• Instruction: Go through the data and copy every line exactly, but not the images.

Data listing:
-- begin --
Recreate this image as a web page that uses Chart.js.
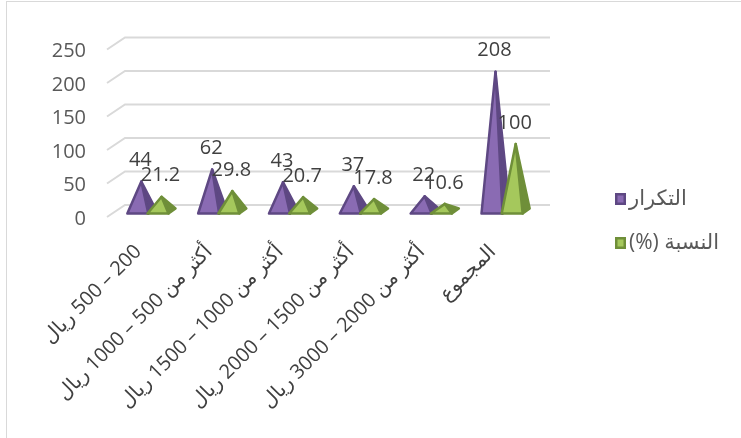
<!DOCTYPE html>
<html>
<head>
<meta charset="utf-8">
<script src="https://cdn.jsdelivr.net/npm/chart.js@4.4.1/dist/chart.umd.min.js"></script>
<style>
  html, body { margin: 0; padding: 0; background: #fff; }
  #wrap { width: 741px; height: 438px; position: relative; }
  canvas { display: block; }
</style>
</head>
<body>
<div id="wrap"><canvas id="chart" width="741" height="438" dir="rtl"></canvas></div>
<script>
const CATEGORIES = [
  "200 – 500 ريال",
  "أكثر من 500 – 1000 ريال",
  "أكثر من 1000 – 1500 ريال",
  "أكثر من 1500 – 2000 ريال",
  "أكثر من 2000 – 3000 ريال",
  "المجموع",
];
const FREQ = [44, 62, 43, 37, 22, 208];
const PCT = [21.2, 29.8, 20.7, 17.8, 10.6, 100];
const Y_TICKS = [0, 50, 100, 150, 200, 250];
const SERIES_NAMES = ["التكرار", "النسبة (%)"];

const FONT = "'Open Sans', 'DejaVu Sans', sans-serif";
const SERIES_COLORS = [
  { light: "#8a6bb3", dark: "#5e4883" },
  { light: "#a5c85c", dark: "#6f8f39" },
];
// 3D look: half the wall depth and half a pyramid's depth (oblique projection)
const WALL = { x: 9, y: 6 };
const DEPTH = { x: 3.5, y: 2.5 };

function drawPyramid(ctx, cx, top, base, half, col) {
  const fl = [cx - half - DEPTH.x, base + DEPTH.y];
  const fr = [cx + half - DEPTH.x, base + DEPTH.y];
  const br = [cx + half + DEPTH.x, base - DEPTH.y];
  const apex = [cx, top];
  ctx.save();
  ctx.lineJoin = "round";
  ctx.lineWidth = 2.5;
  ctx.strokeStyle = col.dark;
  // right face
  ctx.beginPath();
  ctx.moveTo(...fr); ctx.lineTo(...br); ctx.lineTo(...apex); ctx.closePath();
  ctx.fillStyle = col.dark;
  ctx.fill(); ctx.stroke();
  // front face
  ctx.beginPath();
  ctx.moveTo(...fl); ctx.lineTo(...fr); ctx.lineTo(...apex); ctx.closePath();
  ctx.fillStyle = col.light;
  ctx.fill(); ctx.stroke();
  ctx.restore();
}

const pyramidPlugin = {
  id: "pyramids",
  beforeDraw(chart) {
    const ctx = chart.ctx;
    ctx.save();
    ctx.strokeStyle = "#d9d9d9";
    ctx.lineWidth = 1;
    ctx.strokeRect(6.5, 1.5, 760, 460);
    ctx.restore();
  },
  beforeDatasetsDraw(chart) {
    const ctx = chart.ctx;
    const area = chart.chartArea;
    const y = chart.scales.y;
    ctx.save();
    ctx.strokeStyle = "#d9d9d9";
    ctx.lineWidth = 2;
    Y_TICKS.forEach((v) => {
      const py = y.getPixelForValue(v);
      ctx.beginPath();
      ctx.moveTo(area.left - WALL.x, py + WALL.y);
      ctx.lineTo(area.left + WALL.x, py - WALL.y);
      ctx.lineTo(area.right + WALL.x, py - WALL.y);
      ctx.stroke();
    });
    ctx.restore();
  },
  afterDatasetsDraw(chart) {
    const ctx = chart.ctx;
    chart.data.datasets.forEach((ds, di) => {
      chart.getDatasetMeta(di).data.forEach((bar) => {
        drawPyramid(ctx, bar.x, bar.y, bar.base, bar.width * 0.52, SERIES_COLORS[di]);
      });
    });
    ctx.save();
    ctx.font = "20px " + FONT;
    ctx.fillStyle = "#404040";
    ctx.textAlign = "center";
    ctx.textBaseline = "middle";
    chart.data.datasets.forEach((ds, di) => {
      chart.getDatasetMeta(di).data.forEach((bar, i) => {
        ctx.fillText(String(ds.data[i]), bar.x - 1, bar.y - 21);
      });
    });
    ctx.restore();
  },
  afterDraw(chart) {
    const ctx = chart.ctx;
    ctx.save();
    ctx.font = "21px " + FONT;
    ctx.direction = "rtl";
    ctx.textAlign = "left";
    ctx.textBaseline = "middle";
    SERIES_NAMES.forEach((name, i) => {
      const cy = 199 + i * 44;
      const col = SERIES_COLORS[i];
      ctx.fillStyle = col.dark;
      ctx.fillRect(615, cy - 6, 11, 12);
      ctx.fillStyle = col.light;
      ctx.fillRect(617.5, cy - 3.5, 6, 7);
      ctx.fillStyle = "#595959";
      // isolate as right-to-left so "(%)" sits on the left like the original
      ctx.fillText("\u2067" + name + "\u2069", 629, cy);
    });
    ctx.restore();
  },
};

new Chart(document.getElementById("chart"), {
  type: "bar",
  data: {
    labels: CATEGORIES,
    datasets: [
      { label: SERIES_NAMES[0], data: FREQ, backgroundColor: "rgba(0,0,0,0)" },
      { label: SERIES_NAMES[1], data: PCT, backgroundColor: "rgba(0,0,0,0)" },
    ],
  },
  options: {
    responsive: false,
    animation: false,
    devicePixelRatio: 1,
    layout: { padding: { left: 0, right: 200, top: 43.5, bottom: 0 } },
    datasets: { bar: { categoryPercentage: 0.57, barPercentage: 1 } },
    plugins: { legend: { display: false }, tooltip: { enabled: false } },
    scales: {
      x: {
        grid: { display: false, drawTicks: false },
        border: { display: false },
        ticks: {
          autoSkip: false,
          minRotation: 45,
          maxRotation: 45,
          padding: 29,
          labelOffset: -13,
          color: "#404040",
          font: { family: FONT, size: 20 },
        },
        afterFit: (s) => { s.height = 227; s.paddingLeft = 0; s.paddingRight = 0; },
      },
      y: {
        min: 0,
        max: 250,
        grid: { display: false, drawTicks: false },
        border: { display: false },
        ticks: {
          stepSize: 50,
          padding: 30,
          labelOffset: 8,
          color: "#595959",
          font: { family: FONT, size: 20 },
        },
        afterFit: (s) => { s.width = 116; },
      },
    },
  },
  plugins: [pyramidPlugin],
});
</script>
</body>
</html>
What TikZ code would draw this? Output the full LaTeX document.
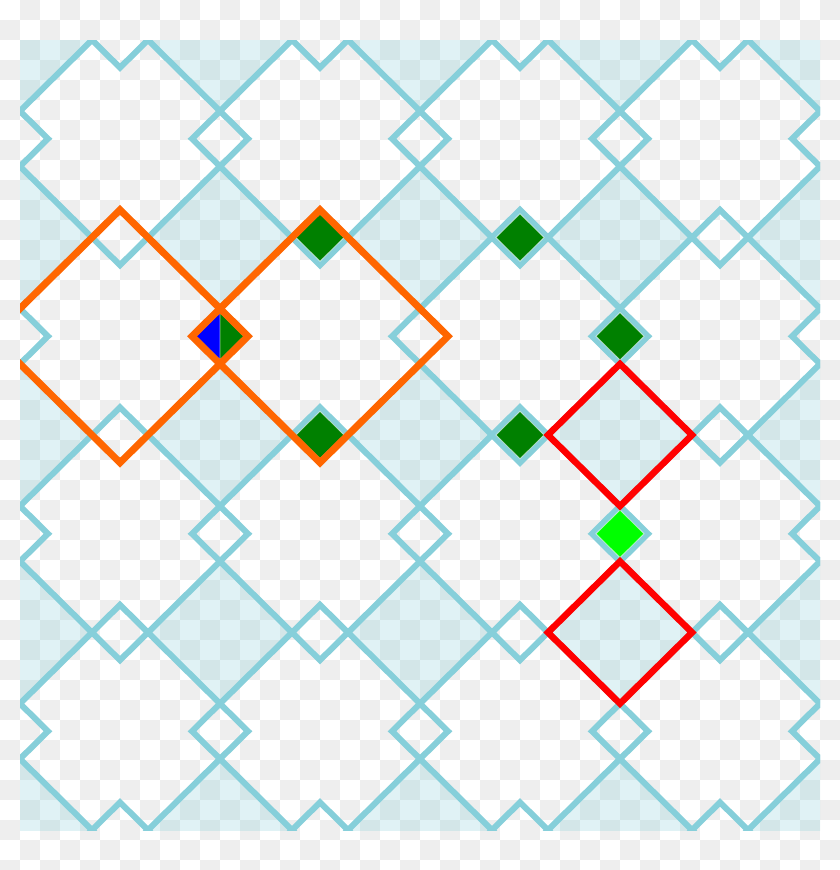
-- end --
• Exercise solution:
Recreate this image as a web page that uses Chart.js.
<!DOCTYPE html>
<html>
<head>
<meta charset="utf-8">
<script src="https://cdn.jsdelivr.net/npm/chart.js@4.4.1/dist/chart.umd.min.js"></script>
<style>
  html, body { margin: 0; padding: 0; background: #fff; }
  #wrap { width: 741px; height: 438px; position: relative; }
  canvas { display: block; }
</style>
</head>
<body>
<div id="wrap"><canvas id="chart" width="741" height="438" dir="rtl"></canvas></div>
<script>
const CATEGORIES = [
  "200 – 500 ريال",
  "أكثر من 500 – 1000 ريال",
  "أكثر من 1000 – 1500 ريال",
  "أكثر من 1500 – 2000 ريال",
  "أكثر من 2000 – 3000 ريال",
  "المجموع",
];
const FREQ = [44, 62, 43, 37, 22, 208];
const PCT = [21.2, 29.8, 20.7, 17.8, 10.6, 100];
const Y_TICKS = [0, 50, 100, 150, 200, 250];
const SERIES_NAMES = ["التكرار", "النسبة (%)"];

const FONT = "'Open Sans', 'DejaVu Sans', sans-serif";
const SERIES_COLORS = [
  { light: "#8a6bb3", dark: "#5e4883" },
  { light: "#a5c85c", dark: "#6f8f39" },
];
// 3D look: half the wall depth and half a pyramid's depth (oblique projection)
const WALL = { x: 9, y: 6 };
const DEPTH = { x: 3.5, y: 2.5 };

function drawPyramid(ctx, cx, top, base, half, col) {
  const fl = [cx - half - DEPTH.x, base + DEPTH.y];
  const fr = [cx + half - DEPTH.x, base + DEPTH.y];
  const br = [cx + half + DEPTH.x, base - DEPTH.y];
  const apex = [cx, top];
  ctx.save();
  ctx.lineJoin = "round";
  ctx.lineWidth = 2.5;
  ctx.strokeStyle = col.dark;
  // right face
  ctx.beginPath();
  ctx.moveTo(...fr); ctx.lineTo(...br); ctx.lineTo(...apex); ctx.closePath();
  ctx.fillStyle = col.dark;
  ctx.fill(); ctx.stroke();
  // front face
  ctx.beginPath();
  ctx.moveTo(...fl); ctx.lineTo(...fr); ctx.lineTo(...apex); ctx.closePath();
  ctx.fillStyle = col.light;
  ctx.fill(); ctx.stroke();
  ctx.restore();
}

const pyramidPlugin = {
  id: "pyramids",
  beforeDraw(chart) {
    const ctx = chart.ctx;
    ctx.save();
    ctx.strokeStyle = "#d9d9d9";
    ctx.lineWidth = 1;
    ctx.strokeRect(6.5, 1.5, 760, 460);
    ctx.restore();
  },
  beforeDatasetsDraw(chart) {
    const ctx = chart.ctx;
    const area = chart.chartArea;
    const y = chart.scales.y;
    ctx.save();
    ctx.strokeStyle = "#d9d9d9";
    ctx.lineWidth = 2;
    Y_TICKS.forEach((v) => {
      const py = y.getPixelForValue(v);
      ctx.beginPath();
      ctx.moveTo(area.left - WALL.x, py + WALL.y);
      ctx.lineTo(area.left + WALL.x, py - WALL.y);
      ctx.lineTo(area.right + WALL.x, py - WALL.y);
      ctx.stroke();
    });
    ctx.restore();
  },
  afterDatasetsDraw(chart) {
    const ctx = chart.ctx;
    chart.data.datasets.forEach((ds, di) => {
      chart.getDatasetMeta(di).data.forEach((bar) => {
        drawPyramid(ctx, bar.x, bar.y, bar.base, bar.width * 0.52, SERIES_COLORS[di]);
      });
    });
    ctx.save();
    ctx.font = "20px " + FONT;
    ctx.fillStyle = "#404040";
    ctx.textAlign = "center";
    ctx.textBaseline = "middle";
    chart.data.datasets.forEach((ds, di) => {
      chart.getDatasetMeta(di).data.forEach((bar, i) => {
        ctx.fillText(String(ds.data[i]), bar.x - 1, bar.y - 21);
      });
    });
    ctx.restore();
  },
  afterDraw(chart) {
    const ctx = chart.ctx;
    ctx.save();
    ctx.font = "21px " + FONT;
    ctx.direction = "rtl";
    ctx.textAlign = "left";
    ctx.textBaseline = "middle";
    SERIES_NAMES.forEach((name, i) => {
      const cy = 199 + i * 44;
      const col = SERIES_COLORS[i];
      ctx.fillStyle = col.dark;
      ctx.fillRect(615, cy - 6, 11, 12);
      ctx.fillStyle = col.light;
      ctx.fillRect(617.5, cy - 3.5, 6, 7);
      ctx.fillStyle = "#595959";
      // isolate as right-to-left so "(%)" sits on the left like the original
      ctx.fillText("\u2067" + name + "\u2069", 629, cy);
    });
    ctx.restore();
  },
};

new Chart(document.getElementById("chart"), {
  type: "bar",
  data: {
    labels: CATEGORIES,
    datasets: [
      { label: SERIES_NAMES[0], data: FREQ, backgroundColor: "rgba(0,0,0,0)" },
      { label: SERIES_NAMES[1], data: PCT, backgroundColor: "rgba(0,0,0,0)" },
    ],
  },
  options: {
    responsive: false,
    animation: false,
    devicePixelRatio: 1,
    layout: { padding: { left: 0, right: 200, top: 43.5, bottom: 0 } },
    datasets: { bar: { categoryPercentage: 0.57, barPercentage: 1 } },
    plugins: { legend: { display: false }, tooltip: { enabled: false } },
    scales: {
      x: {
        grid: { display: false, drawTicks: false },
        border: { display: false },
        ticks: {
          autoSkip: false,
          minRotation: 45,
          maxRotation: 45,
          padding: 29,
          labelOffset: -13,
          color: "#404040",
          font: { family: FONT, size: 20 },
        },
        afterFit: (s) => { s.height = 227; s.paddingLeft = 0; s.paddingRight = 0; },
      },
      y: {
        min: 0,
        max: 250,
        grid: { display: false, drawTicks: false },
        border: { display: false },
        ticks: {
          stepSize: 50,
          padding: 30,
          labelOffset: 8,
          color: "#595959",
          font: { family: FONT, size: 20 },
        },
        afterFit: (s) => { s.width = 116; },
      },
    },
  },
  plugins: [pyramidPlugin],
});
</script>
</body>
</html>
What TikZ code would draw this? Output the full LaTeX document.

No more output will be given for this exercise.